Technical Abstract: Nitrogen (N) is among the most important elements required in agricultural systems to produce food and to supply the nutritional need for protein of increasingly larger World population. Growing human populations are the driving force that requires increased production of dietary protein, more N inputs into crop production systems, and livestock and human-excretory N contributions into the environment. These issues will require a strategy that encompasses both policy and science over the next decades in order to develop viable solutions. It will be important that a multidisciplinary approach be used to address the wide array of issues.

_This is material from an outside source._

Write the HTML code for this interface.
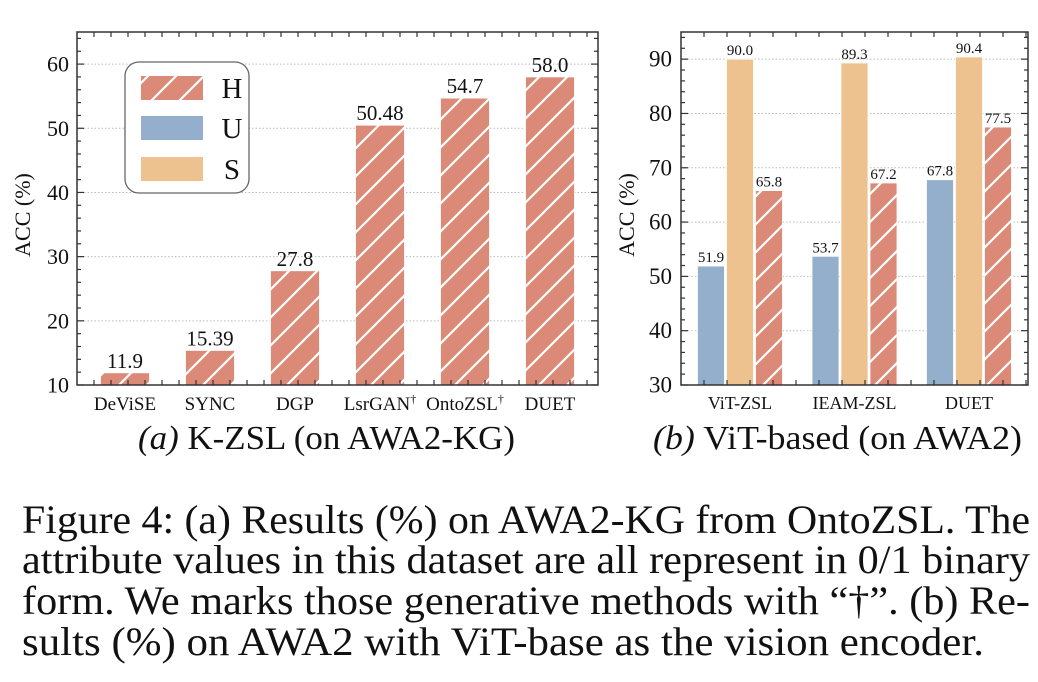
<!DOCTYPE html>
<html><head><meta charset="utf-8"><style>
body{margin:0;background:#fff;width:1038px;height:682px;overflow:hidden}
svg{display:block}
text{font-family:"Liberation Serif",serif;fill:#111}
</style></head><body>
<svg id="fig" width="1038" height="682" viewBox="0 0 1038 682" xmlns="http://www.w3.org/2000/svg">
<defs>
<pattern id="hatch" patternUnits="userSpaceOnUse" width="28" height="28">
<rect width="28" height="28" fill="#db8a78"/>
<path d="M-7,7 L7,-7 M0,28 L28,0 M21,35 L35,21" stroke="#fff" stroke-width="2.2"/>
</pattern>
</defs>
<g id="left"></g>
<g id="right"></g>
<text x="138" y="449" font-size="34" textLength="377" lengthAdjust="spacingAndGlyphs"><tspan font-style="italic">(a)</tspan> K-ZSL (on AWA2-KG)</text>
<text x="653" y="449" font-size="34" textLength="369" lengthAdjust="spacingAndGlyphs"><tspan font-style="italic">(b)</tspan> ViT-based (on AWA2)</text>
<g font-size="40">
<text x="22" y="533" textLength="1008" lengthAdjust="spacingAndGlyphs">Figure 4: (a) Results  (%) on AWA2-KG from OntoZSL. The</text>
<text x="22" y="573" textLength="1008" lengthAdjust="spacingAndGlyphs">attribute values in this dataset are all represent in 0/1 binary</text>
<text x="22" y="614" textLength="1008" lengthAdjust="spacingAndGlyphs">form. We marks those generative methods with “†”. (b) Re-</text>
<text x="22" y="655" textLength="962" lengthAdjust="spacingAndGlyphs">sults  (%) on AWA2 with ViT-base as the vision encoder.</text>
</g>
</svg>
<script>
const leftCats=["DeViSE","SYNC","DGP","LsrGAN","OntoZSL","DUET"];
const leftDagger=[false,false,false,true,true,false];
const leftH=[11.9,15.39,27.8,50.48,54.7,58.0];
const leftLabels=["11.9","15.39","27.8","50.48","54.7","58.0"];
const leftTicks=[10,20,30,40,50,60];
const rightCats=["ViT-ZSL","IEAM-ZSL","DUET"];
const rightU=[51.9,53.7,67.8];
const rightS=[90.0,89.3,90.4];
const rightH=[65.8,67.2,77.5];
const rightTicks=[30,40,50,60,70,80,90];
const NS="http://www.w3.org/2000/svg";
function mk(p,t,a,txt){const e=document.createElementNS(NS,t);for(const k in a)e.setAttribute(k,a[k]);if(txt!==undefined)e.textContent=txt;p.appendChild(e);return e;}
function frame(g,x0,x1,y0,y1,ymin,ymax,ticks,labX,tickFs){
  const ys=v=>y1-(v-ymin)/(ymax-ymin)*(y1-y0);
  ticks.forEach(v=>{const y=ys(v);
    const gl=mk(g,"line",{x1:x0,x2:x1,y1:y,y2:y,stroke:"#bbb","stroke-width":1,"stroke-dasharray":"1.5 2"});
    
    
    const t=mk(g,"text",{x:labX,y:y+7.5,"font-size":tickFs,"text-anchor":"end"},String(v));
    
    
  });
  return ys;
}
function axesTicks(g,x0,x1,y0,y1,ys,ymin,ymax,majors,minorStep,xStep){
  for(let v=ymin;v<=ymax+1e-6;v+=minorStep){const y=ys(v);const maj=majors.includes(Math.round(v*100)/100);const L=maj?7:4;
    mk(g,"line",{x1:x0,x2:x0+L,y1:y,y2:y,stroke:"#333","stroke-width":1.2});
    mk(g,"line",{x1:x1,x2:x1-L,y1:y,y2:y,stroke:"#333","stroke-width":1.2});}
  for(let x=x0+xStep;x<x1;x+=xStep){
    mk(g,"line",{x1:x,x2:x,y1:y0,y2:y0+5,stroke:"#333","stroke-width":1.2});
    mk(g,"line",{x1:x,x2:x,y1:y1,y2:y1-5,stroke:"#333","stroke-width":1.2});}
  const f=mk(g,"rect",{x:x0,y:y0,width:x1-x0,height:y1-y0,fill:"none",stroke:"#333","stroke-width":1.5});
  
  
}
// Left chart
(function(){
  const g=document.getElementById("left");
  const x0=77,x1=598,y0=32,y1=385,ymin=10,ymax=65;
  const ys=frame(g,x0,x1,y0,y1,ymin,ymax,leftTicks,69,22);
  const xc=i=>125+i*85, bw=49;
  leftH.forEach((v,i)=>{
    const r=mk(g,"rect",{x:xc(i)-bw/2,y:ys(v),width:bw,height:y1-ys(v),fill:"url(#hatch)",stroke:"#fff","stroke-width":0.8});
    
    
    const t=mk(g,"text",{x:xc(i),y:ys(v)-5,"font-size":21,"text-anchor":"middle"},leftLabels[i]);
    
    
    const c=mk(g,"text",{x:xc(i),y:410,"font-size":19,"text-anchor":"middle"},leftCats[i]);
    
    
    if(leftDagger[i]){mk(c,"tspan",{"font-size":12,dy:-7},"†");}
  });
  axesTicks(g,x0,x1,y0,y1,ys,ymin,ymax,leftTicks,2,17);
  const yl=mk(g,"text",{x:0,y:0,"font-size":22,"text-anchor":"middle",transform:"translate(30,215) rotate(-90)"},"ACC (%)");
  
  
  const lg=mk(g,"g",{});
  
  
  mk(lg,"rect",{x:125,y:62,width:124,height:131,rx:14,fill:"#fff",stroke:"#666","stroke-width":1.3});
  const ents=[["H","url(#hatch)",76],["U","#93afcc",116],["S","#edc28e",157]];
  ents.forEach(e=>{
    const en=mk(lg,"g",{});
    
    
    mk(en,"rect",{x:141,y:e[2],width:62,height:24,fill:e[1]});
    mk(en,"text",{x:232,y:e[2]+22,"font-size":29,"text-anchor":"middle"},e[0]);
  });
})();
// Right chart
(function(){
  const g=document.getElementById("right");
  const x0=681,x1=1028,y0=32,y1=385,ymin=30,ymax=95;
  const ys=frame(g,x0,x1,y0,y1,ymin,ymax,rightTicks,672,23);
  const gc=i=>740+i*114.5, bw=27, step=29;
  rightCats.forEach((c,i)=>{
    [[rightU,"#93afcc",-1,"u"],[rightS,"#edc28e",0,"s"],[rightH,"url(#hatch)",1,"h"]].forEach(s=>{
      const v=s[0][i], cx=gc(i)+s[2]*step;
      const r=mk(g,"rect",{x:cx-bw/2,y:ys(v),width:bw,height:y1-ys(v),fill:s[1],stroke:"#fff","stroke-width":0.8});
      
      
      const t=mk(g,"text",{x:cx,y:ys(v)-4,"font-size":15,"text-anchor":"middle"},v.toFixed(1));
      
      
    });
    const t=mk(g,"text",{x:gc(i),y:409,"font-size":18,"text-anchor":"middle"},c);
    
    
  });
  axesTicks(g,x0,x1,y0,y1,ys,ymin,ymax,rightTicks,2,23);
  const yl=mk(g,"text",{x:0,y:0,"font-size":22,"text-anchor":"middle",transform:"translate(634,215) rotate(-90)"},"ACC (%)");
  
  
})();
</script>
</body></html>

This book holistically describes the topic of N in the environment, the sources of N and the issues associated with its management. Twenty chapters were prepared by fifty authors who have included an extensive documentation of the transport and fate of N through agricultural systems. In order to develop strategies that improve the efficiency of N-fertilizer use, reduce the transport and flow of N through agricultural systems, improve N-use efficiency, and that benefit farming and livestock operations, the flow of N needs to be budgeted as it is followed through the pathways of the N cycle at farm, watershed, basin, and even larger scales. In the case of issues with a complex scientific underpinning, such as the issues associated with N in the environment, the deliberative process will undoubtedly require a thorough, thoughtful interface among scientists, who tend to speak in terms of 'uncertainties', and policymakers, who seek bottom-line 'certainties' necessary to create good policy and prudent laws.